Stored data:
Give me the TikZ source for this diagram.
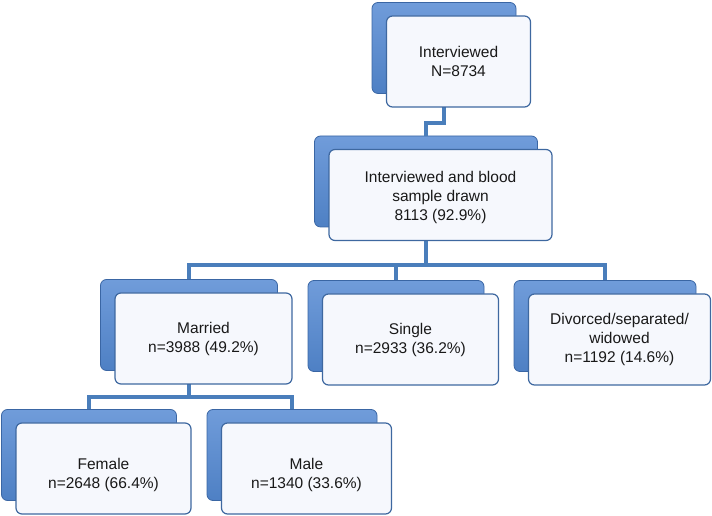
\documentclass[tikz,border=0pt]{standalone}
\usepackage{fontspec}
\setmainfont{Liberation Sans}
\usepackage{xcolor}
\usepackage{tikz}
\definecolor{linkblue}{RGB}{74,126,187}
\definecolor{backtop}{RGB}{112,156,218}
\definecolor{backbot}{RGB}{78,128,196}
\definecolor{backline}{RGB}{58,102,164}
\definecolor{frontfill}{RGB}{246,248,253}
\definecolor{frontline}{RGB}{62,104,160}
\tikzset{
  % box options
  back/.style={rectangle,rounded corners=6pt,draw=backline,line width=0.8pt,
    top color=backtop,bottom color=backbot,minimum height=91pt},
  front/.style={rectangle,rounded corners=6pt,draw=frontline,line width=1.2pt,
    fill=frontfill,minimum height=91pt,
    align=center,text=black!90,font=\fontsize{15.5}{19}\selectfont},
  % path options
  link/.style={draw=linkblue,line width=4pt},
}
\begin{document}
\begin{tikzpicture}[x=1pt,y=1pt]
  \useasboundingbox (0,0) rectangle (712,516);
  % back boxes
  \node[back,minimum width=144pt] (interviewed) at (444,468) {};
  \node[back,minimum width=223pt] (blood) at (426,334.5) {};
  \node[back,minimum width=177pt] (married) at (189,191) {};
  \node[back,minimum width=176pt] (single) at (396,190) {};
  \node[back,minimum width=182pt] (divorced) at (605,190) {};
  \node[back,minimum width=175pt] (female) at (89,61) {};
  \node[back,minimum width=170pt] (male) at (292,61) {};
  % connectors
  \draw[link] (interviewed.south) -- ++(0,-29) -| (blood.north);
  \draw[link] (blood.south) -- ++(0,-38) coordinate (bar1);
  \draw[link] (bar1) -| (married.north);
  \draw[link] (bar1) -| (single.north);
  \draw[link] (bar1) -| (divorced.north);
  \draw[link] (married.south) -- ++(0,-26) coordinate (bar2);
  \draw[link] (bar2) -| (female.north);
  \draw[link] (bar2) -| (male.north);
  % front boxes
  \node[front,minimum width=144pt] (interviewed-f) at ([shift={(14.5,-13.5)}]interviewed.center)
    {Interviewed\\N=8734};
  \node[front,minimum width=223pt] (blood-f) at ([shift={(14.5,-13.5)}]blood.center)
    {\rule{0pt}{17pt}Interviewed and blood\\sample drawn\\8113 (92.9\%)};
  \node[front,minimum width=177pt] (married-f) at ([shift={(14.5,-13.5)}]married.center)
    {Married\\n=3988 (49.2\%)};
  \node[front,minimum width=176pt] (single-f) at ([shift={(14.5,-13.5)}]single.center)
    {Single\\n=2933 (36.2\%)};
  \node[front,minimum width=182pt] (divorced-f) at ([shift={(14.5,-13.5)}]divorced.center)
    {Divorced/separated/\\widowed\\n=1192 (14.6\%)};
  \node[front,minimum width=175pt] (female-f) at ([shift={(14.5,-13.5)}]female.center)
    {\rule{0pt}{25pt}Female\\n=2648 (66.4\%)};
  \node[front,minimum width=170pt] (male-f) at ([shift={(14.5,-13.5)}]male.center)
    {\rule{0pt}{25pt}Male\\n=1340 (33.6\%)};
\end{tikzpicture}
\end{document}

Aim of the exercise: Drop the images and repeat the data exactly.

Finished answer:
Give me the TikZ source for this diagram.
\documentclass[tikz,border=0pt]{standalone}
\usepackage{fontspec}
\setmainfont{Liberation Sans}
\usepackage{xcolor}
\usepackage{tikz}
\definecolor{linkblue}{RGB}{74,126,187}
\definecolor{backtop}{RGB}{112,156,218}
\definecolor{backbot}{RGB}{78,128,196}
\definecolor{backline}{RGB}{58,102,164}
\definecolor{frontfill}{RGB}{246,248,253}
\definecolor{frontline}{RGB}{62,104,160}
\tikzset{
  % box options
  back/.style={rectangle,rounded corners=6pt,draw=backline,line width=0.8pt,
    top color=backtop,bottom color=backbot,minimum height=91pt},
  front/.style={rectangle,rounded corners=6pt,draw=frontline,line width=1.2pt,
    fill=frontfill,minimum height=91pt,
    align=center,text=black!90,font=\fontsize{15.5}{19}\selectfont},
  % path options
  link/.style={draw=linkblue,line width=4pt},
}
\begin{document}
\begin{tikzpicture}[x=1pt,y=1pt]
  \useasboundingbox (0,0) rectangle (712,516);
  % back boxes
  \node[back,minimum width=144pt] (interviewed) at (444,468) {};
  \node[back,minimum width=223pt] (blood) at (426,334.5) {};
  \node[back,minimum width=177pt] (married) at (189,191) {};
  \node[back,minimum width=176pt] (single) at (396,190) {};
  \node[back,minimum width=182pt] (divorced) at (605,190) {};
  \node[back,minimum width=175pt] (female) at (89,61) {};
  \node[back,minimum width=170pt] (male) at (292,61) {};
  % connectors
  \draw[link] (interviewed.south) -- ++(0,-29) -| (blood.north);
  \draw[link] (blood.south) -- ++(0,-38) coordinate (bar1);
  \draw[link] (bar1) -| (married.north);
  \draw[link] (bar1) -| (single.north);
  \draw[link] (bar1) -| (divorced.north);
  \draw[link] (married.south) -- ++(0,-26) coordinate (bar2);
  \draw[link] (bar2) -| (female.north);
  \draw[link] (bar2) -| (male.north);
  % front boxes
  \node[front,minimum width=144pt] (interviewed-f) at ([shift={(14.5,-13.5)}]interviewed.center)
    {Interviewed\\N=8734};
  \node[front,minimum width=223pt] (blood-f) at ([shift={(14.5,-13.5)}]blood.center)
    {\rule{0pt}{17pt}Interviewed and blood\\sample drawn\\8113 (92.9\%)};
  \node[front,minimum width=177pt] (married-f) at ([shift={(14.5,-13.5)}]married.center)
    {Married\\n=3988 (49.2\%)};
  \node[front,minimum width=176pt] (single-f) at ([shift={(14.5,-13.5)}]single.center)
    {Single\\n=2933 (36.2\%)};
  \node[front,minimum width=182pt] (divorced-f) at ([shift={(14.5,-13.5)}]divorced.center)
    {Divorced/separated/\\widowed\\n=1192 (14.6\%)};
  \node[front,minimum width=175pt] (female-f) at ([shift={(14.5,-13.5)}]female.center)
    {\rule{0pt}{25pt}Female\\n=2648 (66.4\%)};
  \node[front,minimum width=170pt] (male-f) at ([shift={(14.5,-13.5)}]male.center)
    {\rule{0pt}{25pt}Male\\n=1340 (33.6\%)};
\end{tikzpicture}
\end{document}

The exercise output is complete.